On 23 October 2017 the General Court (GC) handed down a judgment dismissing an appeal by the Confédération européenne des associations d’horlogers-réparateurs (European confederation of watch repairers’ associations (CEAHR)) against the European Commission’s July 2014 decision to reject CEAHR’s complaint over the refusal of several prestige/luxury watch manufacturers[1] to supply spare parts to independent watch repairers. The Commission concluded that there was a limited prospect of finding that the manufacturers’ refusal to make spare parts available beyond their networks of authorised repairers would breach Article 101 or 102 of the TFEU. This represents the second time CEAHR’s complaint has been rejected.[2]

The GC confirmed that a selective distribution system (and, by analogy, a selective repair system) can conform with EU antitrust rules so long as it is objectively justified, non-discriminatory and proportionate, and that these conditions may be fulfilled in relation to the Swiss watchmakers’ repair networks. It agreed with the Commission’s finding that the watchmakers had legitimate justifications for refusing to supply non-accredited repairers, such as the prevention of counterfeiting and the preservation of brand image and high-quality and technologically advanced products. The authorised repairers were selected on the basis of qualitative criteria and the selective systems were open to all independent repairers that satisfied those criteria. The GC also rejected CEAHR’s argument that a selective distribution system is only permitted if it does not eliminate all competition; it is sufficient that it meets the criteria mentioned above. 

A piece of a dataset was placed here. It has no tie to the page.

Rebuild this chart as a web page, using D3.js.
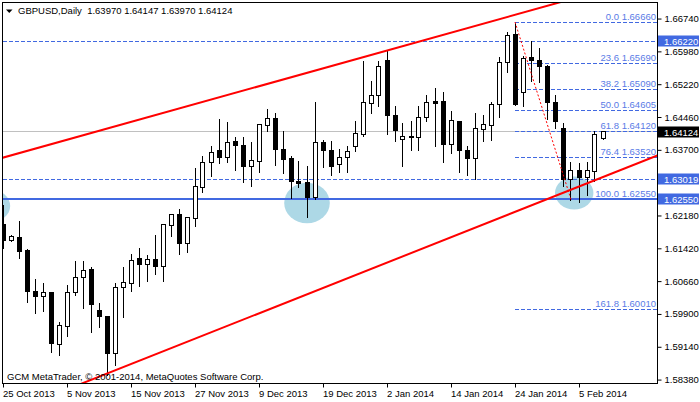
<!DOCTYPE html>
<html>
<head>
<meta charset="utf-8">
<script src="https://cdn.jsdelivr.net/npm/d3@7.9.0/dist/d3.min.js"></script>
<style>
  html, body { margin: 0; padding: 0; background: #fff; }
  svg { display: block; font-family: "Liberation Sans", Arial, sans-serif; }
</style>
</head>
<body>
<svg id="chart" width="700" height="402"></svg>
<script>
// ================================
// Chart data (GBPUSD daily, 76 bars)
// ================================
const symbolTitle = "GBPUSD,Daily";
const lastQuote = "1.63970 1.64147 1.63970 1.64124";
const copyright = "GCM MetaTrader, \u00a9 2001-2014, MetaQuotes Software Corp.";

const opens = [
  1.6198, 1.6161, 1.6168, 1.6137, 1.6043, 1.6031, 1.6039, 1.5920, 1.5962, 1.6039,
  1.6075, 1.6094, 1.5999, 1.5985, 1.5899, 1.6052, 1.6060, 1.6119, 1.6105, 1.6116,
  1.6101, 1.6194, 1.6221, 1.6152, 1.6211, 1.6283, 1.6341, 1.6369, 1.6352, 1.6390,
  1.6381, 1.6331, 1.6343, 1.6426, 1.6443, 1.6371, 1.6349, 1.6296, 1.6295, 1.6259,
  1.6387, 1.6368, 1.6336, 1.6352, 1.6377, 1.6406, 1.6478, 1.6496, 1.6578, 1.6450,
  1.6394, 1.6402, 1.6398, 1.6446, 1.6482, 1.6483, 1.6383, 1.6436, 1.6368, 1.6349,
  1.6417, 1.6427, 1.6476, 1.6573, 1.6636, 1.6502, 1.6584, 1.6578, 1.6564, 1.6480,
  1.6419, 1.6302, 1.6322, 1.6306, 1.6320, 1.63970
];
const highs = [
  1.6244, 1.6173, 1.6206, 1.6141, 1.6072, 1.6063, 1.6042, 1.5973, 1.6059, 1.6114,
  1.6114, 1.6101, 1.6017, 1.5987, 1.6063, 1.6099, 1.6130, 1.6145, 1.6128, 1.6175,
  1.6198, 1.6223, 1.6234, 1.6216, 1.6329, 1.6356, 1.6381, 1.6442, 1.6435, 1.6402,
  1.6402, 1.6390, 1.6430, 1.6465, 1.6456, 1.6415, 1.6358, 1.6346, 1.6333, 1.6483,
  1.6395, 1.6392, 1.6372, 1.6379, 1.6437, 1.6576, 1.6531, 1.6578, 1.6600, 1.6472,
  1.6433, 1.6438, 1.6472, 1.6497, 1.6515, 1.6506, 1.6462, 1.6439, 1.6381, 1.6457,
  1.6451, 1.6482, 1.6585, 1.6644, 1.6666, 1.6588, 1.6624, 1.6607, 1.6567, 1.6497,
  1.6434, 1.6342, 1.6341, 1.6344, 1.6415, 1.64147
];
const lows = [
  1.6145, 1.6159, 1.6121, 1.6019, 1.5993, 1.5999, 1.5903, 1.5897, 1.5941, 1.6036,
  1.6005, 1.5950, 1.5962, 1.5849, 1.5872, 1.5983, 1.6044, 1.6055, 1.6068, 1.6084,
  1.6067, 1.6171, 1.6130, 1.6135, 1.6194, 1.6273, 1.6310, 1.6340, 1.6343, 1.6325,
  1.6297, 1.6287, 1.6320, 1.6414, 1.6335, 1.6317, 1.6259, 1.6285, 1.6215, 1.6257,
  1.6331, 1.6312, 1.6320, 1.6320, 1.6368, 1.6403, 1.6456, 1.6472, 1.6408, 1.6392,
  1.6333, 1.6371, 1.6371, 1.6438, 1.6379, 1.6343, 1.6363, 1.6320, 1.6312, 1.6304,
  1.6392, 1.6395, 1.6447, 1.6552, 1.6474, 1.6472, 1.6531, 1.6528, 1.6443, 1.6422,
  1.6287, 1.6255, 1.6250, 1.6267, 1.6300, 1.63970
];
const closes = [
  1.6159, 1.6170, 1.6135, 1.6042, 1.6031, 1.6039, 1.5922, 1.5964, 1.6040, 1.6075,
  1.6091, 1.6012, 1.5983, 1.5898, 1.6052, 1.6062, 1.6114, 1.6104, 1.6116, 1.6101,
  1.6196, 1.6221, 1.6152, 1.6214, 1.6284, 1.6341, 1.6364, 1.6352, 1.6387, 1.6379,
  1.6331, 1.6346, 1.6428, 1.6443, 1.6371, 1.6347, 1.6297, 1.6292, 1.6259, 1.6387,
  1.6368, 1.6331, 1.6353, 1.6366, 1.6408, 1.6480, 1.6496, 1.6563, 1.6449, 1.6415,
  1.6402, 1.6398, 1.6446, 1.6479, 1.6477, 1.6383, 1.6437, 1.6368, 1.6349, 1.6419,
  1.6428, 1.6476, 1.6573, 1.6635, 1.6476, 1.6582, 1.6577, 1.6562, 1.6480, 1.6436,
  1.6302, 1.6322, 1.6306, 1.6321, 1.6406, 1.64124
];

// date axis: bar index of each label
const dateTickBars = [0, 8, 16, 24, 32, 40, 48, 56, 64, 72];
const dateTickLabels = [
  "25 Oct 2013", "5 Nov 2013", "15 Nov 2013", "27 Nov 2013", "9 Dec 2013",
  "19 Dec 2013", "2 Jan 2014", "14 Jan 2014", "24 Jan 2014", "5 Feb 2014"
];
const priceTicks = [
  1.58380, 1.59140, 1.59900, 1.60660, 1.61420, 1.62180,
  1.62940, 1.63700, 1.64460, 1.65220, 1.65980, 1.66740
];

// horizontal levels
const bidPrice = 1.64124;
const dashedLevels = [1.66220, 1.63019];
const solidLevels = [1.62550];

// fibonacci retracement (swing high bar 64 -> swing low bar 71)
const fibRatios = ["0.0", "23.6", "38.2", "50.0", "61.8", "76.4", "100.0", "161.8"];
const fibPrices = [1.66660, 1.65690, 1.65090, 1.64605, 1.64120, 1.63520, 1.62550, 1.60010];
const fibHigh = [64, 1.66660];
const fibLow = [71, 1.62550];

// channel trend lines: [bar, price] anchors
const upperChannel = [[0, 1.6352], [48, 1.6600]];
const lowerChannel = [[13, 1.5852], [72, 1.6285]];

// highlighted support zones (ellipses): centre bar / price, half span in bars / price
const zoneBars = [-1.6, 38.0, 71.4];
const zonePrices = [1.6240, 1.6247, 1.6270];
const zoneBarSpan = [2.5, 2.85, 2.4];
const zonePriceSpan = [0.0038, 0.0047, 0.0038];

// ================================
// Layout + scales
// ================================
const plotLeft = 3, plotRight = 657, plotTop = 3, plotBottom = 383;
const blue = "#4169e1";
const fontSize = "9.5px";

const x = d3.scaleLinear().domain([0, 81.75]).range([plotLeft, plotRight]);
const y = d3.scaleLinear().domain([1.58301, 1.67100]).range([plotBottom, plotTop]);
const crisp = (v) => Math.floor(v) + 0.5;

const bars = opens.map((o, i) => ({
  i, o, h: highs[i], l: lows[i], c: closes[i]
}));

const svg = d3.select("#chart");
svg.append("rect").attr("width", 700).attr("height", 402).attr("fill", "#fff");

svg.append("defs").append("clipPath").attr("id", "plot-clip")
  .append("rect")
  .attr("x", plotLeft).attr("y", plotTop)
  .attr("width", plotRight - plotLeft).attr("height", plotBottom - plotTop);

const plot = svg.append("g").attr("clip-path", "url(#plot-clip)");

// ================================
// Zones (light blue ellipses)
// ================================
plot.selectAll("ellipse.zone")
  .data(zoneBars)
  .join("ellipse")
  .attr("class", "zone")
  .attr("cx", (d) => x(d))
  .attr("cy", (d, i) => y(zonePrices[i]))
  .attr("rx", (d, i) => x(d + zoneBarSpan[i]) - x(d))
  .attr("ry", (d, i) => y(zonePrices[i] - zonePriceSpan[i]) - y(zonePrices[i]))
  .attr("fill", "#add8e6");

// ================================
// Horizontal lines
// ================================
const levels = plot.append("g").attr("shape-rendering", "crispEdges");

levels.append("line")
  .attr("x1", plotLeft).attr("x2", plotRight)
  .attr("y1", crisp(y(bidPrice))).attr("y2", crisp(y(bidPrice)))
  .attr("stroke", "#c0c0c0");

levels.selectAll("line.dash-level")
  .data(dashedLevels)
  .join("line")
  .attr("class", "dash-level")
  .attr("x1", plotLeft).attr("x2", plotRight)
  .attr("y1", (d) => crisp(y(d))).attr("y2", (d) => crisp(y(d)))
  .attr("stroke", blue)
  .attr("stroke-dasharray", "4,2");

levels.selectAll("line.solid-level")
  .data(solidLevels)
  .join("line")
  .attr("class", "solid-level")
  .attr("x1", plotLeft).attr("x2", plotRight)
  .attr("y1", (d) => Math.round(y(d))).attr("y2", (d) => Math.round(y(d)))
  .attr("stroke", blue)
  .attr("stroke-width", 2);

// fib levels
levels.selectAll("line.fib")
  .data(fibPrices)
  .join("line")
  .attr("class", "fib")
  .attr("x1", x(fibHigh[0])).attr("x2", plotRight)
  .attr("y1", (d) => crisp(y(d))).attr("y2", (d) => crisp(y(d)))
  .attr("stroke", blue)
  .attr("stroke-dasharray", "4,2");

plot.selectAll("text.fib-label")
  .data(fibPrices)
  .join("text")
  .attr("class", "fib-label")
  .attr("x", plotRight - 1)
  .attr("y", (d) => crisp(y(d)) - 2.5)
  .attr("text-anchor", "end")
  .attr("font-size", fontSize)
  .attr("fill", "#5a7be6")
  .text((d, i) => `${fibRatios[i]} ${d.toFixed(5)}`);

// ================================
// Candles
// ================================
const candle = plot.selectAll("g.candle")
  .data(bars)
  .join("g")
  .attr("class", "candle")
  .attr("shape-rendering", "crispEdges");

candle.append("line")
  .attr("x1", (d) => crisp(x(d.i))).attr("x2", (d) => crisp(x(d.i)))
  .attr("y1", (d) => crisp(y(d.h))).attr("y2", (d) => crisp(y(d.l)) + 1)
  .attr("stroke", "#000");

candle.append("rect")
  .attr("x", (d) => crisp(x(d.i)) - 2)
  .attr("width", 4)
  .attr("y", (d) => crisp(y(Math.max(d.o, d.c))))
  .attr("height", (d) => crisp(y(Math.min(d.o, d.c))) - crisp(y(Math.max(d.o, d.c))))
  .attr("fill", (d) => (d.c >= d.o ? "#fff" : "#000"))
  .attr("stroke", "#000");

// ================================
// Trend lines + fib diagonal
// ================================
function extend(pts) {
  const [[b0, p0], [b1, p1]] = pts;
  const slope = (p1 - p0) / (b1 - b0);
  const [d0, d1] = x.domain();
  return [[d0 - 2, p0 + (d0 - 2 - b0) * slope], [d1 + 2, p0 + (d1 + 2 - b0) * slope]];
}
const lineGen = d3.line().x((d) => x(d[0])).y((d) => y(d[1]));

plot.selectAll("path.channel")
  .data([upperChannel, lowerChannel])
  .join("path")
  .attr("class", "channel")
  .attr("d", (d) => lineGen(extend(d)))
  .attr("fill", "none")
  .attr("stroke", "#ff0000")
  .attr("stroke-width", 2);

plot.append("path")
  .attr("d", lineGen([fibHigh, fibLow]))
  .attr("fill", "none")
  .attr("stroke", "#ff0000")
  .attr("stroke-dasharray", "2,2");

// ================================
// Frame + axes
// ================================
const frame = svg.append("g").attr("stroke", "#000").attr("shape-rendering", "crispEdges");
frame.append("line").attr("x1", 2.5).attr("x2", 2.5).attr("y1", 2).attr("y2", 384);
frame.append("line").attr("x1", 2).attr("x2", 658).attr("y1", 2.5).attr("y2", 2.5);
frame.append("line").attr("x1", plotRight + 0.5).attr("x2", plotRight + 0.5).attr("y1", 2).attr("y2", 384);
frame.append("line").attr("x1", 2).attr("x2", 658).attr("y1", plotBottom + 0.5).attr("y2", plotBottom + 0.5);

const boxLevels = [
  { p: dashedLevels[0], fill: blue },
  { p: bidPrice, fill: "#000" },
  { p: dashedLevels[1], fill: blue },
  { p: solidLevels[0], fill: blue }
];

const yAxis = d3.axisRight(y)
  .tickValues(priceTicks)
  .tickSize(4)
  .tickPadding(3)
  .tickFormat(d3.format(".5f"));

const yAxisG = svg.append("g")
  .attr("transform", `translate(${plotRight + 0.5},0)`)
  .call(yAxis);
yAxisG.select(".domain").remove();
yAxisG.selectAll("text")
  .attr("font-size", fontSize)
  .attr("font-family", null)
  .attr("fill", "#000")
  .style("display", (d) => (boxLevels.some((b) => Math.abs(y(b.p) - y(d)) < 8) ? "none" : null));
yAxisG.selectAll("line").attr("stroke", "#000");

const xAxis = d3.axisBottom(x)
  .tickValues(dateTickBars)
  .tickSize(4)
  .tickPadding(3)
  .tickFormat((d, i) => dateTickLabels[i]);

const xAxisG = svg.append("g")
  .attr("transform", `translate(0,${plotBottom + 0.5})`)
  .call(xAxis);
xAxisG.select(".domain").remove();
xAxisG.selectAll("text")
  .attr("font-size", fontSize)
  .attr("font-family", null)
  .attr("text-anchor", "start")
  .attr("x", -0.5)
  .attr("fill", "#000");
xAxisG.selectAll("line").attr("stroke", "#000");

// ================================
// Price boxes on the axis
// ================================
const box = svg.selectAll("g.price-box")
  .data(boxLevels)
  .join("g")
  .attr("class", "price-box");

box.append("rect")
  .attr("x", plotRight + 1)
  .attr("y", (d) => Math.round(y(d.p)) - 5.5)
  .attr("width", 41)
  .attr("height", 11)
  .attr("fill", (d) => d.fill);

box.append("text")
  .attr("x", plotRight + 7)
  .attr("y", (d) => Math.round(y(d.p)) + 3.5)
  .attr("font-size", fontSize)
  .attr("fill", "#fff")
  .text((d) => d.p.toFixed(5));

// ================================
// Title + copyright
// ================================
svg.append("path")
  .attr("d", "M6,9.5L12.5,9.5L9.25,13Z")
  .attr("fill", "#000");

svg.append("text")
  .attr("x", 18).attr("y", 14)
  .attr("font-size", fontSize)
  .style("white-space", "pre")
  .text(`${symbolTitle}  ${lastQuote}`);

svg.append("text")
  .attr("x", 7).attr("y", 380)
  .attr("font-size", fontSize)
  .text(copyright);
</script>
</body>
</html>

The ruling also confirmed that refusal to supply by a dominant company constitutes an abuse within the meaning of Article 102 of the TFEU only in certain circumstances, i.e. where there is a risk of all effective competition being eliminated. In the present case, the luxury watch manufacturers’ refusal to supply independent repairers is unlikely to be sufficient to establish abusive conduct. The GC also dismissed CEAHR’s argument that the refusal to supply resulted from an agreement or concerted practice, as the watchmakers had adopted a series of independent commercial decisions over a relatively long period of time.